To compress this complex history into a single volume has been, needless to say, a

daunting task. Some developments have to be presented as central, while others are

relegated to the margins, or even left out entirely. Certain principles have guided me in

this work. For a start, this is a history of the cinema, not of film. It does not deal with

every use of the film medium but focuses on those which have concurred to turn the

original invention of moving images on celluloid into the great institution known as the

cinema, or 'the movies'. The boundaries of cinema in this sense are wider than just the

films that the institution produces and puts into circulation. They include the audience, the

industry, and the people who work in it-from stars to technicians to usherettes -- and the

mechanisms of regulation and control which determine which films audiences are

encouraged to see and which they are not. Meanwhile, outside the institution, but

constantly pressing in on it, is history in the broader sense, the world of wars and

revolution, of changes in culture, demography, and life-style, of geopolitics and the global

economy.

No understanding of films is possible without understanding the cinema, and no

understanding of the cinema is possible without recognizing that it -- more than any other

art, and principally because of its enormous popularity-has constantly been at the mercy

of forces beyond its control, while also having the power to influence history in its turn.

Histories of literature and music can perhaps be written (though they should not be)

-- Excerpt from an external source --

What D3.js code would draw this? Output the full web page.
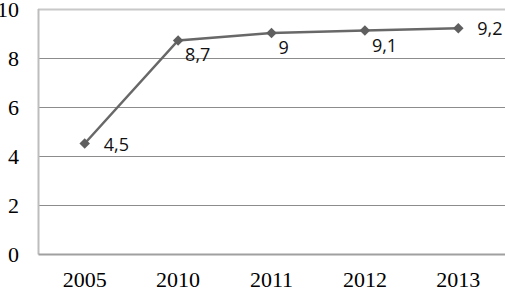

simply as histories of authors and their works, without reference to printing and recording

technologies and the industries which deploy them, or to the world in which artists and

their audiences lived and live. With cinema this is impossible. Central to the project of

this book is the need to put films in the context without which they would not exist, let

alone have meaning.

Secondly, this is a history of cinema as, both in its origins and in its subsequent

development, above all popular art. It is popular art not in the old-fashioned sense of art

emanating from the 'people' rather than from cultured élites, but in the distinctively

twentieth-century sense of an art transmitted by mechanical means of mass diffusion and

drawing its strength from an ability to connect to the needs, interests, and desires of a

large, massified public. To talk about the cinema at the level at which it engages with this

large public is once again to raise, in an acute form, the question of cinema as art and

industry -- Paul Rotha's 'great unresolved equation'. Cinema is industrial almost by

definition, by virtue of its use of industrial technologies for both the making and the

showing of films. But it is also industrial in a stronger sense, in that, in order to reach

large audiences, the successive processes of production, distribution, and exhibition have

been industrially (and generally capitalistically) organized into a powerful and efficient

machine. How the machine works (and what happens when it breaks down) is obviously

of the greatest importance in understanding the cinema. But the history of the cinema is

not just a history of this machine, and certainly cannot be told from the point of view of

the machine and the people who control it. Nor is industrial cinema the only sort of

cinema. I have tried to give space in this volume not only for cinema as industry but also

for divergent interests, including those of film-makers who have worked outside or in

conflict with the industrial machinery of cinema.

This involves a recognition that in the cinema the demands of industry and art are not

always the same, but neither are they necessarily antithetical. It is rather that they are not

commensurate. The cinema is an industrial art form which has developed industrialized

ways of producing art. This is a fact which traditional aesthetics has had great difficulty in

coming to terms with, but it is a fact none the less. On the other hand, there are many

examples of films whose artistic status is dubious to say the least, and there are many

examples of films whose artistic value is defined in opposition to the values of the

industry on which they depended in order to be made. There is no simple answer to

Rotha's equation. My aim throughout the book has been to maintain a balance between

the values expressed through the market-place and those which are not.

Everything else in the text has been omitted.